Though the volume rocker and power buttons look attractive in gunmetal gray, Dell made the odd choice of placing them on the left side, the opposite of most small tablets and phones. I found it awkward to power on with my left thumb instead of my pointing finger, but the Dell also wakes from sleep when you lift it up, thanks to a feature called Intel Sensing Assist. While Sensing Assist was convenient, it also had a tendency to wake my tablet while it was rattling around in my backpack. Fortunately, it’s easy enough to disable this feature via a checkbox in the Display settings submenu.
At 8.5 x 4.88 x 0.24 inches and 10.72 ounces, the Venue 8 7000 is significantly lighter than the Amazon Fire HDX 8.9 (9.1 x 6.2 x 0.3 inches, 13.2 ounces), the Google Nexus 9 (7.87 x 5.3 x 0.29 inches, 14.99 ounces) and the iPad mini 3 (7.87 x 5.3 x 0.29 inches, 12 ounces). However, Apple’s tablet is smaller due to its 7.9-inch screen. The Samsung Galaxy Tab S 8.4 is slightly smaller and lighter (8.5 x 4.88 x 0.24 inches)
The Venue 8 7000’s 8.4-inch, 2560 x 1600 OLED display is one of the most vibrant I’ve ever seen. Colors like the green in trees and blue in the sky in one of the default wallpapers were deep and immersive. When I was watching the Avengers: Age of Ultron trailer, the red in Iron Man’s suit and the green in the Hulk’s skin were so rich and deep that I felt like I was viewing a glossy magazine. A 4K video of jellyfish swimming in the ocean appeared both colorful and extremely sharp, thanks to the display’s 361 pixels per inch.
One reason the images look so impressive is that, according to our colorimeter, the panel can display more colors than most tablets, covering 173.3 percent of the sRGB gamut. That’s more than double the tablet category average of 82 percent, and it blows away the Google Nexus 9 (102 percent) and the iPad mini 3, which covers a mere 67 percent. The Samsung Galaxy Tab S 8.4 comes close to the Dell, reaching 161 percent of the gamut.
In terms of color accuracy, the Dell Venue 8 7000 achieved a Delta E rating of 4.2 (lower is better).
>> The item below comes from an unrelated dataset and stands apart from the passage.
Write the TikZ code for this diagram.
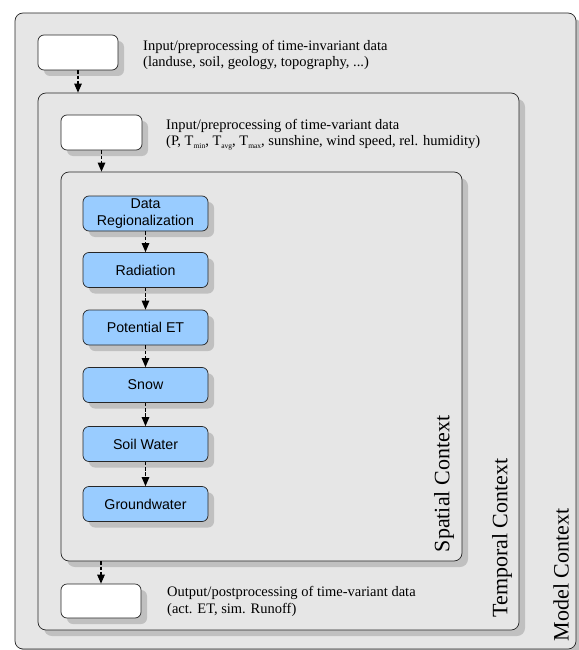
\documentclass[tikz,border=0pt]{standalone}
\usepackage{fontspec}
\setmainfont{Liberation Serif}
\setsansfont{Liberation Sans}
\usetikzlibrary{shadows,arrows.meta}
\definecolor{ctxfill}{HTML}{E6E6E6}
\definecolor{shade}{HTML}{C0C0C0}
\definecolor{procfill}{HTML}{99CCFF}
% small, low subscript for the temperature symbols
\newcommand{\lowsub}[1]{\raisebox{-3pt}{\fontsize{7.5}{8}\selectfont #1}}
\begin{document}
\begin{tikzpicture}[x=1pt,y=-1pt,
  shadowed/.style={drop shadow={shadow xshift=6pt,shadow yshift=-6pt,fill=shade,opacity=1}},
  ctx/.style={draw=black!85,line width=0.7pt,rounded corners=8pt,fill=ctxfill,shadowed,inner sep=0pt},
  iobox/.style={draw=black!85,line width=0.7pt,rounded corners=6pt,fill=white,shadowed,inner sep=0pt,minimum width=80pt,minimum height=35pt},
  proc/.style={draw=black!85,line width=0.7pt,rounded corners=6pt,fill=procfill,shadowed,inner sep=0pt,minimum width=125pt,minimum height=35pt,align=center,font=\sffamily\fontsize{14.2}{17}\selectfont},
  note/.style={anchor=west,align=left,inner sep=0pt,font=\fontsize{14.5}{16.5}\selectfont},
  ctxlabel/.style={rotate=90,inner sep=0pt,font=\fontsize{22}{26}\selectfont},
  flow/.style={draw=black,line width=1.1pt,dash pattern=on 3.5pt off 1.8pt,-{Triangle[length=9pt,width=7.5pt]}}]
\useasboundingbox (0,0) rectangle (578,650);

% nested context frames
\node[ctx,minimum width=561pt,minimum height=636pt] (model) at (295.5,331) {};
\node[ctx,minimum width=481pt,minimum height=537pt] (temporal) at (278.5,361.5) {};
\node[ctx,minimum width=401pt,minimum height=389pt] (spatial) at (261.5,366.5) {};

% input / output boxes
\node[iobox] (in1) at (78,52.5) {};
\node[iobox,minimum width=81pt] (in2) at (101.5,132.5) {};
\node[iobox,minimum height=34pt] (out) at (101,601) {};

\node[note] (t1) at (143,55) {Input/preprocessing of time-invariant data\\(landuse, soil, geology, topography, ...)};
\node[note] (t2) at (166,134.5) {Input/preprocessing of time-variant data\\(P, T\lowsub{min}, T\lowsub{avg}, T\lowsub{max}, sunshine, wind speed, rel. humidity)};
\node[note] (t3) at (167,601.5) {Output/postprocessing of time-variant data\\(act. ET, sim. Runoff)};

% process chain
\node[proc] (reg) at (145.5,213.5) {Data\\Regionalization};
\node[proc] (rad) at (145.5,270) {Radiation};
\node[proc] (pet) at (145.5,327.5) {Potential ET};
\node[proc] (snow) at (145.5,385) {Snow};
\node[proc] (soil) at (145.5,444) {Soil Water};
\node[proc] (gw) at (145.5,504) {Groundwater};

% context labels
\node[ctxlabel] (lsp) at (444,484) {Spatial Context};
\node[ctxlabel] (lte) at (502,538) {Temporal Context};
\node[ctxlabel] (lmo) at (561,575) {Model Context};

% connectors
\draw[flow] (in1.south) -- (in1.south |- temporal.north);
\draw[flow] (in2.south) -- (in2.south |- spatial.north);
\draw[flow] (reg) -- (rad);
\draw[flow] (rad) -- (pet);
\draw[flow] (pet) -- (snow);
\draw[flow] (snow) -- (soil);
\draw[flow] (soil) -- (gw);
\draw[flow] (spatial.south -| out.north) -- (out.north);
\end{tikzpicture}
\end{document}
This is much better than the category average of 6.
Because of its rich colors and high contrast-ratio (10,000:1, according to Dell), the Venue 8 7000 appeared bright to me during indoor use, and acceptable outdoors on an overcast day. However, I had a tougher time viewing the screen in direct sunlight; the preview window for the camera was difficult to make out.
Dell rates the screen for 300 nits of brightness, but despite repeated tests, the display measured a modest 235 nits on our light meter. Either number is below the tablet category average of 351. The Galaxy Tab S 8.4 inch, which also has fantastic color, clocks in at 321 nits, while the Google Nexus 9 (367 nits), iPad mini 3 (383 nits) and Amazon Fire HDX 8.9 (383 nits) all scored even higher.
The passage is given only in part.